I've recently made the decision that, unless I have a major life emergency, I won't be jumping on board any more flights.
And, as for travelling on land, the preferred modes of transport for our whānau are the ones that involve less carbon and more moving our bodies.
We got Savvy her first scooter just before she turned three. Here she is when she was little, having a hoon around our neighbourhood (and, no, this hasn't been sped up!).
To get to Savvy's school, we walk, scooter or bike.
Savvy's latest scooter was another secondhand score on TradeMe. I may have convinced my husband, Davian, that we should get this particular brand of scooter for Savvy's Christmas present for the sake of longevity 🤔. "Look hun, the handlebar extends so she can still ride it as she gets older!"
Or I may have just wanted to have a play 🤔😂😁
All of our family's bikes are secondhand. In fact, my one was rescued from a dumpster many years ago. When Davian and I were first going out, we had neighbours who had hired a rubbish skip and were throwing out all manner of things. Davian spotted a bike in there which was in mostly pretty good condition.
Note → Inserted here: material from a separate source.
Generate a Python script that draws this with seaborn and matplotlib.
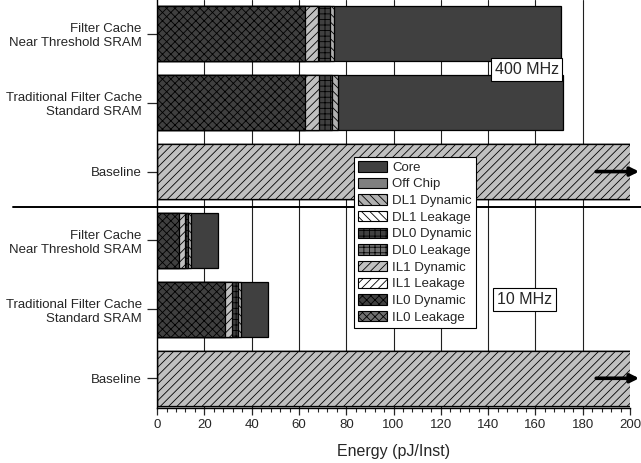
import matplotlib
matplotlib.use("Agg")
import matplotlib.pyplot as plt
from matplotlib.patches import Patch
from matplotlib.ticker import MultipleLocator
import seaborn as sns

# Rows, top to bottom
row_keys = ["nt_400", "trad_400", "base_400", "nt_10", "trad_10", "base_10"]
row_labels = [
    "Filter Cache\nNear Threshold SRAM",
    "Traditional Filter Cache\nStandard SRAM",
    "Baseline",
    "Filter Cache\nNear Threshold SRAM",
    "Traditional Filter Cache\nStandard SRAM",
    "Baseline",
]

# Energy components (pJ/Inst), in stacking order left to right
il0_leak = [0, 0, 0, 0, 0, 0]
il0_dyn = [62.6, 62.6, 0, 9.4, 28.7, 0]
il1_leak = [0, 0, 0, 0, 0, 0]
il1_dyn = [5.3, 6.0, 215, 2.4, 2.9, 215]
dl0_leak = [0, 0, 0, 0, 0, 0]
dl0_dyn = [5.2, 5.3, 0, 1.2, 2.5, 0]
dl1_leak = [0, 0, 0, 0, 0, 0]
dl1_dyn = [1.9, 2.5, 0, 1.2, 1.4, 0]
off_chip = [0, 0, 0, 0, 0, 0]
core = [95.8, 95.3, 0, 11.7, 11.4, 0]

# (name, values, facecolor, hatch)
COMPONENTS = [
    ("IL0 Leakage", il0_leak, "#707070", "xxxx"),
    ("IL0 Dynamic", il0_dyn, "#404040", "xxxx"),
    ("IL1 Leakage", il1_leak, "#ffffff", "////"),
    ("IL1 Dynamic", il1_dyn, "#c0c0c0", "////"),
    ("DL0 Leakage", dl0_leak, "#707070", "+++"),
    ("DL0 Dynamic", dl0_dyn, "#404040", "+++"),
    ("DL1 Leakage", dl1_leak, "#ffffff", "\\\\\\\\"),
    ("DL1 Dynamic", dl1_dyn, "#b0b0b0", "\\\\\\\\"),
    ("Off Chip", off_chip, "#808080", ""),
    ("Core", core, "#404040", ""),
]

sns.set_style("white")
plt.rcParams["font.family"] = ["Liberation Sans", "DejaVu Sans"]
plt.rcParams["hatch.color"] = "black"
plt.rcParams["hatch.linewidth"] = 0.6

fig = plt.figure(figsize=(6.41, 4.63), dpi=100)
ax = fig.add_axes([0.245, 0.119, 0.738, 0.881])

# cumulative totals, drawn right-most first so earlier segments sit on top
cums = []
running = [0.0] * len(row_keys)
for name, vals, fc, hatch in COMPONENTS:
    running = [r + v for r, v in zip(running, vals)]
    cums.append(list(running))

for (name, vals, fc, hatch), cum in reversed(list(zip(COMPONENTS, cums))):
    if not any(vals):
        continue
    n_before = len(ax.patches)
    sns.barplot(x=cum, y=row_keys, order=row_keys, orient="h", color=fc,
                saturation=1, width=0.8, edgecolor="black", linewidth=0.9,
                ax=ax, zorder=2)
    for p in ax.patches[n_before:]:
        p.set_hatch(hatch)

ax.set_xlim(0, 200)
ax.set_ylim(5.43, -0.49)
ax.xaxis.set_major_locator(MultipleLocator(20))
ax.xaxis.set_minor_locator(MultipleLocator(4))
ax.set_yticks(range(len(row_keys)))
ax.set_yticklabels(row_labels, fontsize=9.5, multialignment="right")
ax.tick_params(axis="x", which="major", direction="out", length=5, width=0.9,
               labelsize=9.5, pad=3, bottom=True)
ax.tick_params(axis="x", which="minor", direction="out", length=3, width=0.8,
               bottom=True)
ax.tick_params(axis="y", direction="out", length=7, width=0.9, left=True, pad=4)
ax.set_xlabel("Energy (pJ/Inst)", fontsize=11.5, labelpad=9)
ax.set_ylabel("")

for s in ["top", "right"]:
    ax.spines[s].set_visible(False)
for s in ["left", "bottom"]:
    ax.spines[s].set_color("black")
    ax.spines[s].set_linewidth(1.0)

for gx in range(20, 200, 20):
    ax.axvline(gx, color="#202020", lw=0.8, zorder=0)

# divider between the two frequencies
ax.plot([-0.304, 1.023], [0.4915, 0.4915], transform=ax.transAxes,
        color="black", lw=1.4, clip_on=False, zorder=3)

# off-scale arrows on the baseline bars
for yb in [2, 5]:
    ax.annotate("", xy=(205, yb), xytext=(184.5, yb),
                arrowprops=dict(arrowstyle="-|>,head_length=0.5,head_width=0.25",
                                color="black", lw=2.6),
                annotation_clip=False, zorder=5)

box = dict(boxstyle="square,pad=0.25", fc="white", ec="black", lw=0.8)
ax.text(156.2, 0.515, "400 MHz", ha="center", va="center", fontsize=11.5,
        bbox=box, zorder=6)
ax.text(155.5, 3.86, "10 MHz", ha="center", va="center", fontsize=11.5,
        bbox=box, zorder=6)

handles = [Patch(facecolor=fc, edgecolor="black", hatch=hatch, lw=0.8, label=name)
           for name, vals, fc, hatch in reversed(COMPONENTS)]
leg = ax.legend(handles=handles, loc="upper left", bbox_to_anchor=(0.4165, 0.615),
                borderaxespad=0, fontsize=9.5, frameon=True, fancybox=False,
                handlelength=2.2, handleheight=0.85, handletextpad=0.4,
                labelspacing=0.29, borderpad=0.3)
leg.get_frame().set_edgecolor("black")
leg.get_frame().set_linewidth(0.8)
leg.get_frame().set_alpha(1)
leg.set_zorder(7)

fig.savefig("out.png", dpi=100)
He hauled it out and discovered the gears just needed a bit of TLC. There was no way he was going to let a perfectly repairable bike go to waste (marriage material right there). My bike might not be the prettiest thing on two wheels. The seat is a bit torn. It's an interesting shade of radioactive green. But, hey, it gets me where I want to go.
We try to keep it local at our place. I'm fortunate to do most of my work from home. Savvy's school is just around the corner. Davian is the member of our family who does the most travel. His work as a TV camera operator and film maker sees him move around to a variety of locations. And so, up until last July, we had a car - a Toyota Wish that did a great job of getting him to the studio and various shoot locations, as well as allowing me to easily do our grocery shopping (a weekly ten minute trip to the nearest good quality fruit and vege shop and a fortnightly 15 minute trip to the bulk store). But we'd started to become increasingly uncomfortable with the carbon footprint of our travels in the car. We tried to only use it when it was necessary, but, every time we jumped behind the wheel, we felt a niggling sense of guilt. Essentially, it just didn't sit well with our environmental values. So when it was written off in a head to tail motorway pile-up in the first week of Plastic Free July (🤦♂️), we knew it would be our last petrol-powered vehicle.
After the collision, Davian bought an e-bike. The trooper that he is, he rode it all through winter and, despite damaging himself coming off the bike early one morning in a near miss with a curious bunny rabbit perched in the middle of the cycleway, he loved his new mode of fitness- and earth-friendly transport. After all, who doesn't love riding a bike? Whizzing back down the hill after dropping Savvy to school, the breeze in my face, is one of the highlights of my day.
Since the car crash, we've gotten around by bus and train, which has been great. However, we've also needed to hire a car once a week for jobs where Davian needed to bring gear to work and it's not possible to hire electric vehicles in West Auckland. So, we needed a better solution. That solution arrived a couple of months ago, in the form of a Nissan Leaf.
And it's a whole new ballgame.
And it's a whole new ballgame.
We gave it the ultimate test over Christmas, packing it to the hilt for our family camping trip, complete with Savvy's surfboard strapped to the top, and it did the job beautifully. I love how quiet and smooth it is to drive. I love that it means we have to travel more mindfully on long-haul journeys, with planned breaks when we can recharge the battery and have a picnic lunch or a quick explore of a new town. But, most of all, I love knowing that we can get where we need to go without spewing out dirty ole CO2. It's one more step on our path to a sustainable life.
When it comes to humans getting around this globe, peddle-power and clean and efficient public transport are the panacea. But, if you do find yourself requiring a personal vehicle, and your budget will allow it, I recommend exploring the exciting new world of the EV. Once you go electric, you'll never go back.